I found it remarkable that between the first eclipse and the third, 45 years elapsed.  In the Beowulf poem, we are told the hero became king some time after his slaying of Grendel and Grendel's mother, and that he reigned for 50 years before dying as a result of the wounds he sustained fighting the dragon.

While the poem's narrative presents the killing of Grendel's mother as something that occurred immediately - perhaps a single night after - the killing of Grendel, I would make a case for the interval between the first and second eclipses being compressed for the sake of dramatic effect.  Furthermore, the fact that the second eclipse only reached maximum AFTER both sun and moon dipped below the horizon mimics the story of Beowulf's diving into the mere and being pulled down to the bottom by Grendel's mother, where the actual combat took place.  Thus, Grendel - the New Moon, the invisible, dark moon, that moves over the land unseen - would have been "killed" by the solar hero (and later solar king) Beowulf in 413.  The monster's mother would then have been slain in 447, while the dragon (again see the next chapter) would perish at Beowulf's hands in 458.  All three eclipses took place within the life span of the hero of the poem.
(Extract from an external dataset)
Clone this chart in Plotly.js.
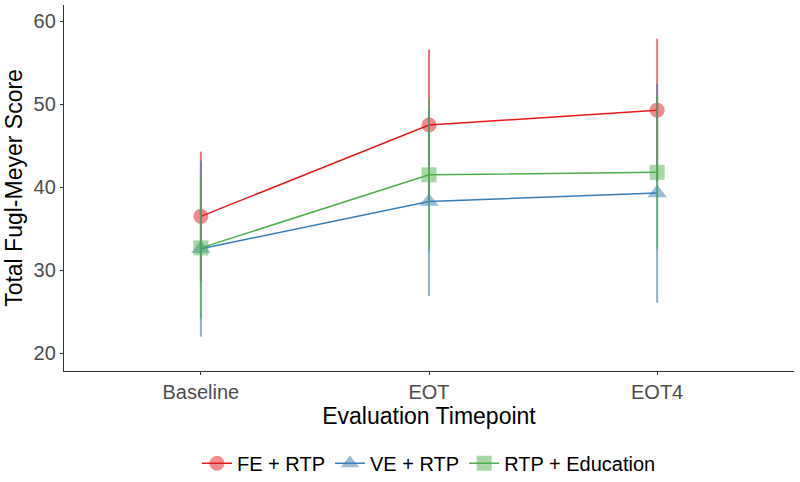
<!DOCTYPE html>
<html>
<head>
<meta charset="utf-8">
<script src="https://cdn.plot.ly/plotly-3.0.1.min.js"></script>
<style>html,body{margin:0;padding:0;background:#fff;}#chart{width:800px;height:482px;}</style>
</head>
<body>
<div id="chart"></div>
<script>
var timepoints = ["Baseline", "EOT", "EOT4"];
var groups = ["FE + RTP", "VE + RTP", "RTP + Education"];
var feMean = [36.5, 47.5, 49.3];
var feSD = [7.8, 9.1, 8.6];
var veMean = [32.6, 38.3, 39.3];
var veSD = [10.6, 11.4, 13.2];
var edMean = [32.7, 41.5, 41.8];
var edSD = [8.5, 9.2, 9.2];

var colors = ["#E41A1C", "#377EB8", "#4DAF4A"];
var errColors = ["rgba(228,26,28,0.6)", "rgba(55,126,184,0.6)", "rgba(77,175,74,0.6)"];
var symbols = ["circle", "triangle-up", "square"];
var sizes = [15, 17, 15];
var means = [feMean, veMean, edMean];
var sds = [feSD, veSD, edSD];

var traces = groups.map(function (g, i) {
  return {
    type: "scatter",
    mode: "lines+markers",
    name: g,
    x: timepoints,
    y: means[i],
    line: {color: colors[i], width: 1.5},
    marker: {color: colors[i], symbol: symbols[i], size: sizes[i], opacity: 0.5, line: {width: 0}},
    error_y: {type: "data", array: sds[i], visible: true, width: 0, thickness: 2, color: errColors[i]}
  };
});

var layout = {
  width: 800,
  height: 482,
  margin: {l: 64, r: 6, t: 5, b: 111, autoexpand: false},
  paper_bgcolor: "#fff",
  plot_bgcolor: "#fff",
  font: {family: "Liberation Sans, Arial, sans-serif", color: "#000"},
  showlegend: true,
  legend: {
    orientation: "h",
    x: 0.5, xanchor: "center",
    y: -0.252, yanchor: "middle",
    font: {size: 20, color: "#000"},
    itemwidth: 30,
    tracegroupgap: 0
  },
  xaxis: {
    type: "category",
    range: [-0.6, 2.6],
    showline: true, linecolor: "#333", linewidth: 1.2,
    showgrid: false, zeroline: false,
    ticks: "outside", ticklen: 3, tickcolor: "#333", tickwidth: 1,
    tickfont: {size: 20, color: "#4D4D4D"},
    title: {text: "Evaluation Timepoint", font: {size: 23, color: "#000"}, standoff: 3}
  },
  yaxis: {
    range: [17.86, 61.97],
    tickvals: [20, 30, 40, 50, 60],
    showline: true, linecolor: "#333", linewidth: 1.2,
    showgrid: false, zeroline: false,
    ticks: "outside", ticklen: 3, tickcolor: "#333", tickwidth: 1,
    tickfont: {size: 20, color: "#4D4D4D"},
    title: {text: "Total Fugl-Meyer Score", font: {size: 23, color: "#000"}, standoff: 4}
  }
};

Plotly.newPlot("chart", traces, layout, {displayModeBar: false, staticPlot: true});
</script>
</body>
</html>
Grendel's trophy arm/hand/claw may well be symbolic of the waxing lunar crescent, which becomes visible after a New Moon.  In other words, Beowulf "killed" the New Moon monster during the 413 eclipse, and by doing so made possible the reappearance of the waxing crescent.  Grendel's mother - the New Moon of 447 - reclaims the hand/arm/claw of her son when she visits Heorot, this act representing the disappearance of the waning lunar crescent that precedes the eclipse.  But Beowulf brings the head of Grendel back after slaying the monster's mother, and we can assume this means the moon has once again entered its first visible phase.